Entries with chart source code
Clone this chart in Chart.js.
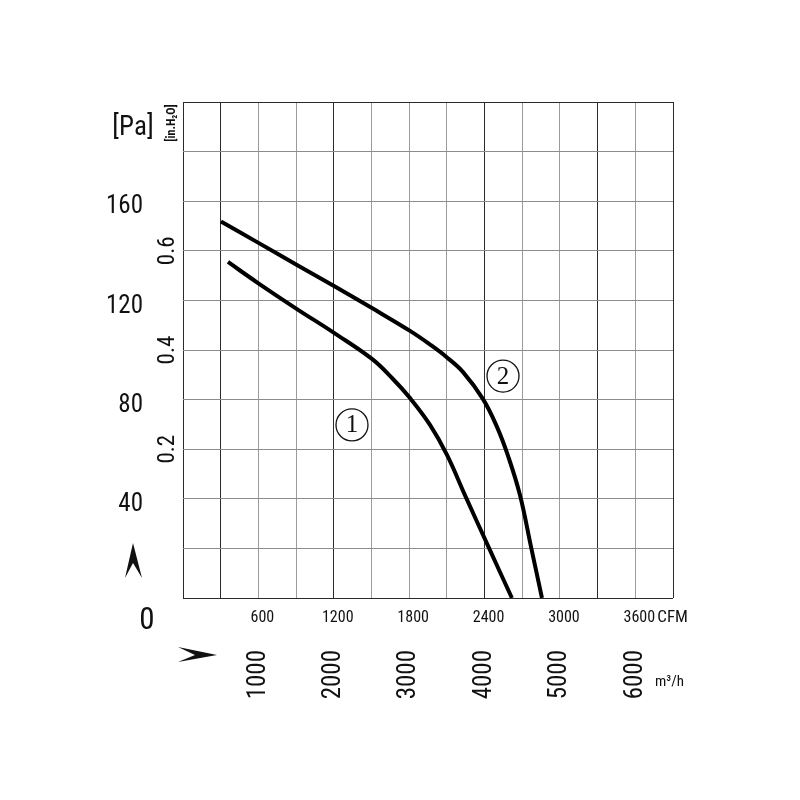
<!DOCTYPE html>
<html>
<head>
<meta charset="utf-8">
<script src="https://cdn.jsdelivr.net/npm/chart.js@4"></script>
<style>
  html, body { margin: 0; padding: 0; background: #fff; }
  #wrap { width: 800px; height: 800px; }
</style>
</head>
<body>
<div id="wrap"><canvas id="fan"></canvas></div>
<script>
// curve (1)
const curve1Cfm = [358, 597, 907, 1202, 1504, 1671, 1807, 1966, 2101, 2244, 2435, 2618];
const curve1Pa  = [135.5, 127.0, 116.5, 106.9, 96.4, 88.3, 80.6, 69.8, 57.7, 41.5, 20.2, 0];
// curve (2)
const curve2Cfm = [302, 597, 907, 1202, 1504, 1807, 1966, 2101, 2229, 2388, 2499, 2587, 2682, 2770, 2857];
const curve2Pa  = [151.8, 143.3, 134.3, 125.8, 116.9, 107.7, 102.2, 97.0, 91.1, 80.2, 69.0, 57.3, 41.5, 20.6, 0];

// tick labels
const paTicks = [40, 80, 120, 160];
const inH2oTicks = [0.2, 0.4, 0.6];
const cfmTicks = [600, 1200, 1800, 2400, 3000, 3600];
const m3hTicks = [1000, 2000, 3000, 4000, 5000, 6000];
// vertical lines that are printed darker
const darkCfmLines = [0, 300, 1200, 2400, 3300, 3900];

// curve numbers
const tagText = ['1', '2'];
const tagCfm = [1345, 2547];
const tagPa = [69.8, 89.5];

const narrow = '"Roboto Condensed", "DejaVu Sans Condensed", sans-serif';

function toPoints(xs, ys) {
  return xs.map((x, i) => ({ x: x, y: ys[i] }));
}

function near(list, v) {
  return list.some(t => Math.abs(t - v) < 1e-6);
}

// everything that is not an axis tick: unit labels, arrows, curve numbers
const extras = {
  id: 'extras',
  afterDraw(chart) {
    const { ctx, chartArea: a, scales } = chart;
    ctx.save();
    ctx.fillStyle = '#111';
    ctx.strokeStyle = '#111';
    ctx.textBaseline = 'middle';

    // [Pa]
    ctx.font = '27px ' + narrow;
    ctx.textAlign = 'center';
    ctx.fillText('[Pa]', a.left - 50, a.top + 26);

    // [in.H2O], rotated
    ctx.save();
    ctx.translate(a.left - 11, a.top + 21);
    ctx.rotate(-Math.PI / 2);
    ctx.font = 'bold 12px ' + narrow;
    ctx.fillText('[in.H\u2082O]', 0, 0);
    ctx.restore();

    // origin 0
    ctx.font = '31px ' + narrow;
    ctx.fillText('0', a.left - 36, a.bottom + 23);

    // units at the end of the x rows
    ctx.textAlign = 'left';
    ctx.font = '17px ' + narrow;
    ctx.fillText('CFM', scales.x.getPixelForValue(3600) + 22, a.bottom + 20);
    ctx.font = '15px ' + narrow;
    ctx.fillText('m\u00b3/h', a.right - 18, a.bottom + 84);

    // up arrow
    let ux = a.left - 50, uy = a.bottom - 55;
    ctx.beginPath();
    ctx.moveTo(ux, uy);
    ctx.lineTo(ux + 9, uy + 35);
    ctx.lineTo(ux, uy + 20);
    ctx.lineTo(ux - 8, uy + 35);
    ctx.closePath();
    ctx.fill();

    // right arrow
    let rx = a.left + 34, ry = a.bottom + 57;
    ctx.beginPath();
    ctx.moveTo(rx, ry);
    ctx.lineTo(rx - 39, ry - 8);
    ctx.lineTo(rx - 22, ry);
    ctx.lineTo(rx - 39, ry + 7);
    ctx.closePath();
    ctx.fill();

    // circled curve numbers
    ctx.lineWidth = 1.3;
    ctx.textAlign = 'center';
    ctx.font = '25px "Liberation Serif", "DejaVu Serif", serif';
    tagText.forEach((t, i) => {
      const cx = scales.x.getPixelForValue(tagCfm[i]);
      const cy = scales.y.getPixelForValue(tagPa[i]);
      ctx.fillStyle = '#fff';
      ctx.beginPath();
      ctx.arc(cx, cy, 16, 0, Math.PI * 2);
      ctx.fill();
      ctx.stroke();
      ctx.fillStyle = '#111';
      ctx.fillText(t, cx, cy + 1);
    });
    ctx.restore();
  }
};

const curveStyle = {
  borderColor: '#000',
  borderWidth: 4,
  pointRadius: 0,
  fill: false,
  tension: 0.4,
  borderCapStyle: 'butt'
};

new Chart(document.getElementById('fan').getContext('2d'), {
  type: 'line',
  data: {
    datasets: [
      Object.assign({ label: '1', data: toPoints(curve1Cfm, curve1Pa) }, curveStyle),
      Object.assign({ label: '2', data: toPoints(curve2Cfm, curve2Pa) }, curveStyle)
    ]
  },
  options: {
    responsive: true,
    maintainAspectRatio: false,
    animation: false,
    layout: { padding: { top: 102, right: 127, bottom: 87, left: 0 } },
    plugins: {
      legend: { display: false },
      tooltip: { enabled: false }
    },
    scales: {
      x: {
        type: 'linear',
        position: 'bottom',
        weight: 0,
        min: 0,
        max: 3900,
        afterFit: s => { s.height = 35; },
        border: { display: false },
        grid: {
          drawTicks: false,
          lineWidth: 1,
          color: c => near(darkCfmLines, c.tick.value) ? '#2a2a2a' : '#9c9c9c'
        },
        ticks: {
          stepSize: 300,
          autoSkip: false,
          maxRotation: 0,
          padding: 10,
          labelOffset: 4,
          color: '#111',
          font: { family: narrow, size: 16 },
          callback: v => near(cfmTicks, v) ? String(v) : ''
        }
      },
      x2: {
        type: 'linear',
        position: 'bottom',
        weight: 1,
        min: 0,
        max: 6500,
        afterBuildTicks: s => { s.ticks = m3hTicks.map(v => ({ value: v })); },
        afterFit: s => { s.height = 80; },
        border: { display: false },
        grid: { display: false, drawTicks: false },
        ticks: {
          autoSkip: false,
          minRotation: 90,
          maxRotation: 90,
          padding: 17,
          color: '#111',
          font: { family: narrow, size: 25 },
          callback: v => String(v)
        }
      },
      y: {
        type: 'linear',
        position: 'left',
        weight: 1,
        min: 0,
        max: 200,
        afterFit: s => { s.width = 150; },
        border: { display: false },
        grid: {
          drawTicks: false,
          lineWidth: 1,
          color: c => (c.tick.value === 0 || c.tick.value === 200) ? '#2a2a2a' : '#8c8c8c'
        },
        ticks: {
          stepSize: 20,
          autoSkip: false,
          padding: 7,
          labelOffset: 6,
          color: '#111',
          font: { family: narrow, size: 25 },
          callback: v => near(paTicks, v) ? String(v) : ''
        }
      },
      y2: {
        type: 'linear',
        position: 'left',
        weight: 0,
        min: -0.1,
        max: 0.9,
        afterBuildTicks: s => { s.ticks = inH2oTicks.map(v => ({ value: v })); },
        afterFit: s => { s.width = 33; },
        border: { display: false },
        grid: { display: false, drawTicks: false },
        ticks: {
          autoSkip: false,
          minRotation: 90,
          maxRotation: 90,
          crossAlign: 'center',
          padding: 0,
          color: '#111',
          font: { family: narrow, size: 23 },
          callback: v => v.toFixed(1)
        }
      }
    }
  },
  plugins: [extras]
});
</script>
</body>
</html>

--

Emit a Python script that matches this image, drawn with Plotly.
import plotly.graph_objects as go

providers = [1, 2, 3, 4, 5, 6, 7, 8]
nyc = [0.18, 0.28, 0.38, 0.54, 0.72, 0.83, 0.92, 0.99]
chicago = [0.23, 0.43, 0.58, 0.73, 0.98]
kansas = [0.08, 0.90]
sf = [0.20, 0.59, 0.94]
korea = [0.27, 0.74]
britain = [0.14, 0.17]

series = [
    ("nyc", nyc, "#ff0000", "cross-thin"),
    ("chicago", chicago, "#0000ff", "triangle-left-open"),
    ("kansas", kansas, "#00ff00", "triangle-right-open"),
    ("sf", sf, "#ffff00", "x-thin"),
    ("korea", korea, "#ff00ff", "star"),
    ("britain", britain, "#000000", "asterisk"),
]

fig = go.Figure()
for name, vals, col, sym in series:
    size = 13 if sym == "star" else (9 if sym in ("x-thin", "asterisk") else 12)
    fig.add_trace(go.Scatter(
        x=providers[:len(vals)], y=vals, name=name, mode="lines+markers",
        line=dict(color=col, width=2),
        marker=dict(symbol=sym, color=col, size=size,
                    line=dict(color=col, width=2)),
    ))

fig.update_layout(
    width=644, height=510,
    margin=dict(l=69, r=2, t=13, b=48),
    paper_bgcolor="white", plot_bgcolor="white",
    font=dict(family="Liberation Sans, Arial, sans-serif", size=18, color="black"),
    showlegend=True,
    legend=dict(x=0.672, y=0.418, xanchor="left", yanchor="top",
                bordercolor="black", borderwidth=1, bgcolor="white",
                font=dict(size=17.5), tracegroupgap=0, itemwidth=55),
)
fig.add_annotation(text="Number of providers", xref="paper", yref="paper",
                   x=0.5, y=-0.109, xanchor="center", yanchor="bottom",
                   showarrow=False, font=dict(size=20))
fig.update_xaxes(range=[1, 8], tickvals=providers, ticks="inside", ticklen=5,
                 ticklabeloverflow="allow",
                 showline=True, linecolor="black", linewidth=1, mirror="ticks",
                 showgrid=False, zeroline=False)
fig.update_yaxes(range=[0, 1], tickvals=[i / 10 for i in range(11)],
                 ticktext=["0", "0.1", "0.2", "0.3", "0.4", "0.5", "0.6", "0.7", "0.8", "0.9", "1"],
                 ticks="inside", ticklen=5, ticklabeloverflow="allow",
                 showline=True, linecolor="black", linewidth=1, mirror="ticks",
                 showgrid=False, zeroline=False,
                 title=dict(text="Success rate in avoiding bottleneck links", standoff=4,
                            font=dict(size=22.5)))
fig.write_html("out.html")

### Task objective
Gather each line of the records holding the string "this".

### Worked answer
Clone this chart in Chart.js.
Emit a Python script that matches this image, drawn with Plotly.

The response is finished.